Given request:
Set down each line of the data below exactly as it stands, dropping the pictures.

Material:
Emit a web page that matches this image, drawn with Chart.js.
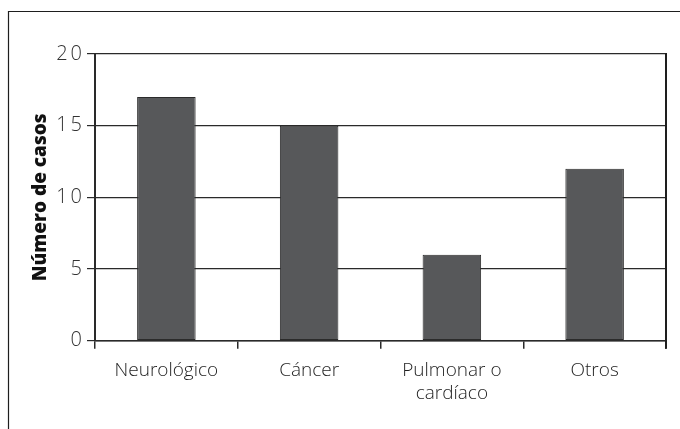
<!DOCTYPE html>
<html>
<head>
<meta charset="utf-8">
<script src="https://cdn.jsdelivr.net/npm/chart.js@4"></script>
<style>
html,body{margin:0;padding:0;background:#fff;}
#wrap{position:relative;width:680px;height:429px;}
canvas{display:block;}
</style>
</head>
<body>
<div id="wrap"><canvas id="c" width="680" height="429"></canvas></div>
<script>
const categories = [["Neurológico"], ["Cáncer"], ["Pulmonar o", "cardíaco"], ["Otros"]];
const casos = [17, 15, 6, 12];
const yTicks = [0, 5, 10, 15, 20];
const yTitle = "Número de casos";

const frame = {
  id: 'frame',
  afterLayout(chart) {
    const y = chart.scales.y;
    if (y && !y._spaced) {
      const orig = y.drawLabels.bind(y);
      y.drawLabels = function (area) {
        const ctx = chart.ctx;
        ctx.save();
        ctx.letterSpacing = '3px';
        ctx.translate(3, 0);
        orig(area);
        ctx.restore();
      };
      y._spaced = true;
    }
  },
  afterDraw(chart) {
    const ctx = chart.ctx, a = chart.chartArea;
    ctx.save();
    ctx.strokeStyle = '#1e1e1e';
    ctx.lineWidth = 1.2;
    ctx.beginPath();
    ctx.moveTo(8.5, 429); ctx.lineTo(8.5, 11.5); ctx.lineTo(680, 11.5);
    ctx.stroke();
    ctx.lineWidth = 2;
    ctx.beginPath();
    ctx.moveTo(a.right, a.top - 1); ctx.lineTo(a.right, a.bottom + 8);
    ctx.stroke();
    ctx.restore();
  }
};

new Chart(document.getElementById('c'), {
  type: 'bar',
  data: {
    labels: categories,
    datasets: [{
      data: casos,
      backgroundColor: '#57585a',
      borderColor: '#2b2b2b',
      borderWidth: 1,
      borderSkipped: false,
      barPercentage: 0.41,
      categoryPercentage: 1
    }]
  },
  options: {
    responsive: false,
    animation: false,
    devicePixelRatio: 1,
    layout: { padding: { left: 0, right: 14, top: 54, bottom: 14 } },
    plugins: { legend: { display: false }, tooltip: { enabled: false } },
    scales: {
      x: {
        grid: { display: true, drawOnChartArea: false, drawTicks: true, tickLength: 8, color: '#2a2a2a', lineWidth: 1.5 },
        border: { display: true, color: '#2a2a2a', width: 1.5 },
        ticks: { color: '#1e1e1e', padding: 10, font: { family: 'Open Sans', size: 19, weight: 300, lineHeight: 1.22 } }
      },
      y: {
        min: 0, max: 20,
        afterFit(scale) { scale.width = 95; },
        afterBuildTicks(scale) { scale.ticks = yTicks.map(v => ({ value: v })); },
        grid: { color: '#2a2a2a', lineWidth: 1.2, tickLength: 8, drawTicks: true },
        border: { display: true, color: '#2a2a2a', width: 2 },
        ticks: { color: '#333', padding: 5, font: { family: 'Open Sans', size: 20, weight: 300 } },
        title: { display: true, text: yTitle, color: '#111', padding: { top: 29, bottom: 0 }, font: { family: 'Open Sans', size: 19, weight: 800 } }
      }
    }
  },
  plugins: [frame]
});
</script>
</body>
</html>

Solution to this exercise:
Emit a web page that matches this image, drawn with Chart.js.
<!DOCTYPE html>
<html>
<head>
<meta charset="utf-8">
<script src="https://cdn.jsdelivr.net/npm/chart.js@4"></script>
<style>
html,body{margin:0;padding:0;background:#fff;}
#wrap{position:relative;width:680px;height:429px;}
canvas{display:block;}
</style>
</head>
<body>
<div id="wrap"><canvas id="c" width="680" height="429"></canvas></div>
<script>
const categories = [["Neurológico"], ["Cáncer"], ["Pulmonar o", "cardíaco"], ["Otros"]];
const casos = [17, 15, 6, 12];
const yTicks = [0, 5, 10, 15, 20];
const yTitle = "Número de casos";

const frame = {
  id: 'frame',
  afterLayout(chart) {
    const y = chart.scales.y;
    if (y && !y._spaced) {
      const orig = y.drawLabels.bind(y);
      y.drawLabels = function (area) {
        const ctx = chart.ctx;
        ctx.save();
        ctx.letterSpacing = '3px';
        ctx.translate(3, 0);
        orig(area);
        ctx.restore();
      };
      y._spaced = true;
    }
  },
  afterDraw(chart) {
    const ctx = chart.ctx, a = chart.chartArea;
    ctx.save();
    ctx.strokeStyle = '#1e1e1e';
    ctx.lineWidth = 1.2;
    ctx.beginPath();
    ctx.moveTo(8.5, 429); ctx.lineTo(8.5, 11.5); ctx.lineTo(680, 11.5);
    ctx.stroke();
    ctx.lineWidth = 2;
    ctx.beginPath();
    ctx.moveTo(a.right, a.top - 1); ctx.lineTo(a.right, a.bottom + 8);
    ctx.stroke();
    ctx.restore();
  }
};

new Chart(document.getElementById('c'), {
  type: 'bar',
  data: {
    labels: categories,
    datasets: [{
      data: casos,
      backgroundColor: '#57585a',
      borderColor: '#2b2b2b',
      borderWidth: 1,
      borderSkipped: false,
      barPercentage: 0.41,
      categoryPercentage: 1
    }]
  },
  options: {
    responsive: false,
    animation: false,
    devicePixelRatio: 1,
    layout: { padding: { left: 0, right: 14, top: 54, bottom: 14 } },
    plugins: { legend: { display: false }, tooltip: { enabled: false } },
    scales: {
      x: {
        grid: { display: true, drawOnChartArea: false, drawTicks: true, tickLength: 8, color: '#2a2a2a', lineWidth: 1.5 },
        border: { display: true, color: '#2a2a2a', width: 1.5 },
        ticks: { color: '#1e1e1e', padding: 10, font: { family: 'Open Sans', size: 19, weight: 300, lineHeight: 1.22 } }
      },
      y: {
        min: 0, max: 20,
        afterFit(scale) { scale.width = 95; },
        afterBuildTicks(scale) { scale.ticks = yTicks.map(v => ({ value: v })); },
        grid: { color: '#2a2a2a', lineWidth: 1.2, tickLength: 8, drawTicks: true },
        border: { display: true, color: '#2a2a2a', width: 2 },
        ticks: { color: '#333', padding: 5, font: { family: 'Open Sans', size: 20, weight: 300 } },
        title: { display: true, text: yTitle, color: '#111', padding: { top: 29, bottom: 0 }, font: { family: 'Open Sans', size: 19, weight: 800 } }
      }
    }
  },
  plugins: [frame]
});
</script>
</body>
</html>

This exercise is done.